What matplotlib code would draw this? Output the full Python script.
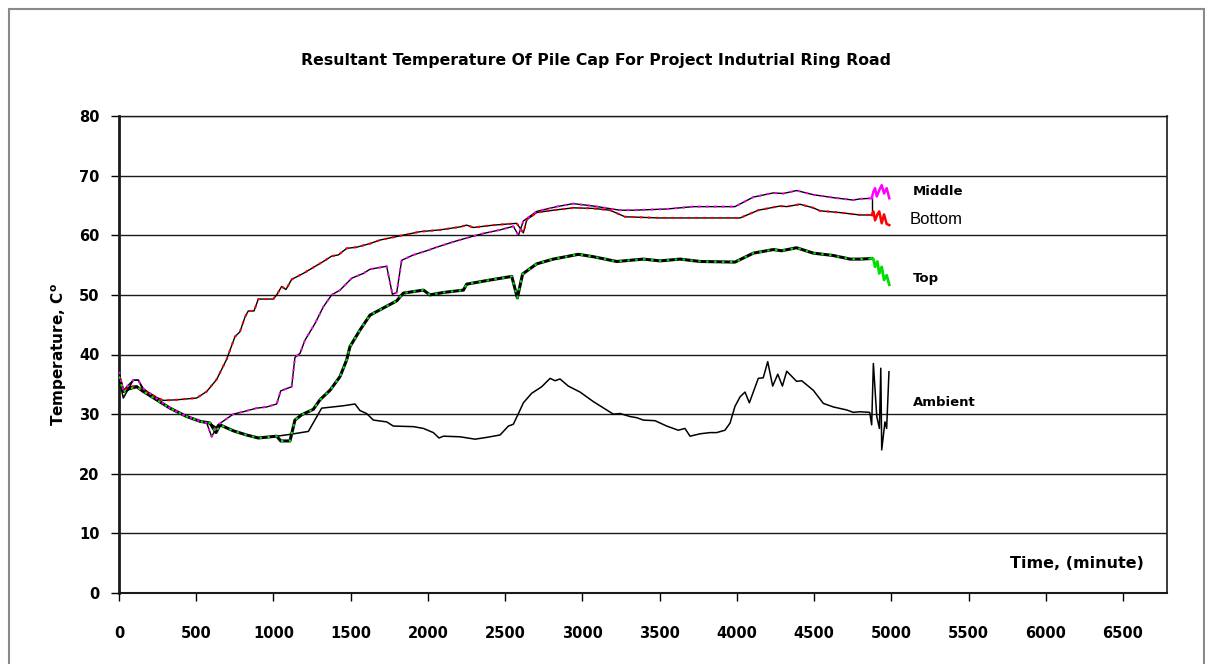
import matplotlib
matplotlib.use("Agg")
import matplotlib.pyplot as plt
from matplotlib.patches import Rectangle

# ---- data (time in minutes, temperature in C) ----
bot_t = [0, 28, 71, 114, 157, 200, 244, 287, 373, 503, 568, 632, 697, 751, 783, 816,
         837, 874, 902, 956, 999, 1021, 1053, 1081, 1118, 1193, 1258, 1323, 1377, 1420,
         1474, 1539, 1625, 1690, 1819, 1949, 2078, 2208, 2251, 2294, 2424, 2575, 2618,
         2640, 2704, 2812, 2941, 3071, 3179, 3276, 3503, 3697, 4021, 4139, 4280, 4323,
         4409, 4495, 4538, 4668, 4797, 4873]
bot_T = [36.3, 34.0, 34.6, 34.7, 33.8, 33.5, 32.8, 32.3, 32.4, 32.7, 33.8, 35.8, 39.2,
         43.0, 43.8, 46.3, 47.3, 47.3, 49.3, 49.3, 49.3, 50.0, 51.4, 50.9, 52.6, 53.6,
         54.6, 55.6, 56.5, 56.7, 57.8, 58.0, 58.6, 59.2, 59.9, 60.6, 60.9, 61.4, 61.7,
         61.3, 61.7, 62.0, 60.4, 62.6, 63.8, 64.2, 64.6, 64.5, 64.2, 63.1, 62.9, 62.9,
         62.9, 64.2, 64.9, 64.8, 65.2, 64.6, 64.1, 63.8, 63.4, 63.4]
bot_tail_t = [4873, 4884, 4895, 4910, 4922, 4938, 4953, 4970, 4987]
bot_tail_T = [63.4, 64.0, 62.5, 63.5, 64.0, 62.0, 63.5, 61.9, 61.7]

mid_t = [0, 28, 92, 125, 157, 244, 330, 416, 503, 568, 600, 640, 740, 805, 891, 956,
         1021, 1047, 1118, 1139, 1172, 1204, 1269, 1323, 1377, 1431, 1507, 1582, 1625,
         1733, 1770, 1798, 1830, 1906, 1992, 2057, 2165, 2272, 2359, 2467, 2553, 2586,
         2618, 2704, 2834, 2941, 3071, 3244, 3330, 3546, 3719, 3988, 4107, 4236, 4301,
         4387, 4495, 4625, 4754, 4797, 4873]
mid_T = [37.1, 34.0, 35.7, 35.7, 34.3, 32.6, 31.0, 29.9, 29.0, 28.5, 26.2, 28.2, 30.0,
         30.4, 31.0, 31.2, 31.7, 33.9, 34.6, 39.5, 40.2, 42.4, 45.2, 48.0, 50.0, 50.8,
         52.8, 53.6, 54.3, 54.8, 50.1, 50.4, 55.8, 56.7, 57.4, 58.0, 58.9, 59.7, 60.3,
         60.9, 61.5, 60.0, 62.4, 64.0, 64.8, 65.3, 64.9, 64.2, 64.2, 64.4, 64.8, 64.8,
         66.4, 67.1, 67.0, 67.5, 66.8, 66.3, 65.9, 66.1, 66.2]
mid_tail_t = [4873, 4884, 4895, 4906, 4923, 4938, 4953, 4970, 4987]
mid_tail_T = [66.2, 67.3, 67.9, 66.5, 67.6, 68.4, 67.0, 67.9, 66.2]

top_t = [0, 28, 71, 114, 157, 244, 330, 438, 524, 589, 628, 654, 740, 826, 902, 1021,
         1047, 1107, 1139, 1183, 1258, 1301, 1366, 1431, 1474, 1495, 1560, 1625, 1690,
         1798, 1841, 1971, 2013, 2100, 2230, 2251, 2381, 2543, 2579, 2613, 2704, 2812,
         2974, 3071, 3222, 3395, 3503, 3632, 3762, 3988, 4107, 4236, 4290, 4387, 4495,
         4625, 4733, 4797, 4873]
top_T = [36.3, 33.8, 34.3, 34.6, 33.8, 32.4, 31.0, 29.6, 28.8, 28.5, 26.9, 28.2, 27.2,
         26.5, 26.0, 26.3, 25.5, 25.5, 29.0, 29.9, 30.8, 32.4, 34.0, 36.3, 39.1, 41.3,
         44.1, 46.6, 47.5, 49.0, 50.3, 50.8, 50.0, 50.4, 50.8, 51.8, 52.4, 53.1, 49.5,
         53.5, 55.2, 56.0, 56.8, 56.4, 55.6, 56.0, 55.7, 56.0, 55.6, 55.5, 57.0, 57.6,
         57.4, 57.9, 57.0, 56.6, 56.0, 56.0, 56.1]
top_tail_t = [4873, 4884, 4895, 4910, 4922, 4938, 4953, 4970, 4987]
top_tail_T = [56.1, 56.0, 54.7, 55.6, 53.6, 54.7, 52.5, 53.3, 51.7]

amb_t = [0, 28, 92, 125, 157, 244, 330, 438, 524, 589, 628, 654, 740, 826, 902, 1021,
         1107, 1226, 1312, 1452, 1528, 1560, 1603, 1647, 1733, 1776, 1906, 1971, 2035,
         2072, 2100, 2208, 2305, 2381, 2467, 2521, 2553, 2586, 2618, 2672, 2737, 2791,
         2823, 2855, 2909, 2985, 3071, 3200, 3244, 3308, 3352, 3395, 3470, 3546, 3621,
         3664, 3697, 3762, 3826, 3869, 3923, 3956, 3988, 4021, 4053, 4081, 4139, 4171,
         4200, 4232, 4265, 4295, 4323, 4387, 4420, 4495, 4560, 4625, 4711, 4754, 4797,
         4860, 4873, 4884, 4906, 4923, 4932, 4938, 4959, 4970, 4985]
amb_T = [36.0, 32.7, 35.7, 35.7, 34.0, 32.4, 31.0, 29.6, 28.8, 28.4, 27.8, 28.2, 27.2,
         26.5, 26.0, 26.3, 26.6, 27.1, 31.0, 31.4, 31.7, 30.6, 30.1, 29.0, 28.7, 28.0,
         27.9, 27.6, 26.9, 26.0, 26.3, 26.2, 25.8, 26.1, 26.5, 28.0, 28.3, 30.1, 31.9,
         33.5, 34.6, 36.0, 35.6, 35.9, 34.7, 33.7, 32.1, 30.0, 30.1, 29.6, 29.4, 29.0,
         28.9, 28.0, 27.3, 27.6, 26.3, 26.7, 26.9, 26.9, 27.3, 28.5, 31.3, 32.9, 33.7,
         31.9, 36.0, 36.1, 38.8, 34.7, 36.7, 34.7, 37.2, 35.5, 35.6, 34.0, 31.8, 31.2,
         30.7, 30.3, 30.4, 30.3, 28.2, 38.5, 29.6, 27.6, 37.7, 24.0, 28.7, 27.6, 37.1]

x_ticks = list(range(0, 7000, 500))
y_ticks = list(range(0, 90, 10))

W, H = 1205, 664
fig = plt.figure(figsize=(W / 100, H / 100), dpi=100)
ax = fig.add_axes([119 / W, 1 - 593 / H, (1167 - 119) / W, (593 - 116) / H])

# outer chart border
fig.add_artist(Rectangle((9 / W, -0.02), (1204 - 9) / W, 1 - 9 / H + 0.02,
                         transform=fig.transFigure, fill=False,
                         ec="#8a8a8a", lw=1.5, clip_on=False))

ax.set_xlim(0, 6785)
ax.set_ylim(0, 80)
ax.set_xticks(x_ticks)
ax.set_yticks(y_ticks)
tick_font = dict(family="DejaVu Sans", weight="bold", size=10.5)
ax.set_xticklabels([str(v) for v in x_ticks], **tick_font)
ax.set_yticklabels([str(v) for v in y_ticks], **tick_font)
ax.tick_params(axis="x", direction="out", length=6, width=1, pad=18)
ax.tick_params(axis="y", direction="out", length=6, width=1, pad=8)
ax.yaxis.grid(True, color="#1a1a1a", lw=1)
ax.set_axisbelow(True)
ax.spines["left"].set_linewidth(2)
ax.spines["bottom"].set_linewidth(1.5)
ax.spines["top"].set_linewidth(1)
ax.spines["right"].set_linewidth(1.2)
for s in ax.spines.values():
    s.set_color("#1a1a1a")

dots = (0, (1.2, 2.6))

# ambient: plain black line
ax.plot(amb_t, amb_T, color="black", lw=1.1, zorder=3)

# bottom: black line with red dots
ax.plot(bot_t, bot_T, color="black", lw=1.0, zorder=4)
ax.plot(bot_t, bot_T, color="red", lw=1.5, ls=dots, zorder=5)
ax.plot(bot_tail_t, bot_tail_T, color="red", lw=1.8, zorder=5)

# middle: black line with magenta dots
ax.plot(mid_t, mid_T, color="black", lw=1.0, zorder=4)
ax.plot(mid_t, mid_T, color="magenta", lw=1.5, ls=dots, zorder=5)
ax.plot(mid_tail_t, mid_tail_T, color="magenta", lw=1.8, zorder=5)
ax.plot([mid_t[-1], mid_t[-1]], [mid_T[-1], bot_T[-1]], color="black", lw=1.0, zorder=4)

# top: thick black line with green dots
ax.plot(top_t, top_T, color="black", lw=2.2, zorder=4)
ax.plot(top_t, top_T, color="#00e000", lw=1.5, ls=dots, zorder=5)
ax.plot(top_tail_t, top_tail_T, color="#00e000", lw=2.0, zorder=5)

lab = dict(family="DejaVu Sans", weight="bold", size=9.5, va="center", ha="left")
ax.text(5140, 67.4, "Middle", **lab)
ax.text(5120, 62.6, "Bottom", family="Liberation Sans", size=12, va="center", ha="left")
ax.text(5140, 52.8, "Top", **lab)
ax.text(5140, 31.9, "Ambient", **lab)
ax.text(5768, 4.9, "Time, (minute)", family="DejaVu Sans", weight="bold",
        size=11.5, va="center", ha="left")

ax.set_ylabel(r"Temperature, C$^{\mathbf{o}}$", family="DejaVu Sans",
              weight="bold", size=11, labelpad=7)

fig.text(596 / W, 1 - 61 / H, "Resultant Temperature Of Pile Cap For Project Indutrial Ring Road",
         family="DejaVu Sans", weight="bold", size=11.3, ha="center", va="center")

fig.savefig("out.png", dpi=100)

§ **Work instructions**: Skip every picture and return the lines above from the top through the one that contains "63.5, 61.9, 61.7]".

§ **Expected output**:
What matplotlib code would draw this? Output the full Python script.
import matplotlib
matplotlib.use("Agg")
import matplotlib.pyplot as plt
from matplotlib.patches import Rectangle

# ---- data (time in minutes, temperature in C) ----
bot_t = [0, 28, 71, 114, 157, 200, 244, 287, 373, 503, 568, 632, 697, 751, 783, 816,
         837, 874, 902, 956, 999, 1021, 1053, 1081, 1118, 1193, 1258, 1323, 1377, 1420,
         1474, 1539, 1625, 1690, 1819, 1949, 2078, 2208, 2251, 2294, 2424, 2575, 2618,
         2640, 2704, 2812, 2941, 3071, 3179, 3276, 3503, 3697, 4021, 4139, 4280, 4323,
         4409, 4495, 4538, 4668, 4797, 4873]
bot_T = [36.3, 34.0, 34.6, 34.7, 33.8, 33.5, 32.8, 32.3, 32.4, 32.7, 33.8, 35.8, 39.2,
         43.0, 43.8, 46.3, 47.3, 47.3, 49.3, 49.3, 49.3, 50.0, 51.4, 50.9, 52.6, 53.6,
         54.6, 55.6, 56.5, 56.7, 57.8, 58.0, 58.6, 59.2, 59.9, 60.6, 60.9, 61.4, 61.7,
         61.3, 61.7, 62.0, 60.4, 62.6, 63.8, 64.2, 64.6, 64.5, 64.2, 63.1, 62.9, 62.9,
         62.9, 64.2, 64.9, 64.8, 65.2, 64.6, 64.1, 63.8, 63.4, 63.4]
bot_tail_t = [4873, 4884, 4895, 4910, 4922, 4938, 4953, 4970, 4987]
bot_tail_T = [63.4, 64.0, 62.5, 63.5, 64.0, 62.0, 63.5, 61.9, 61.7]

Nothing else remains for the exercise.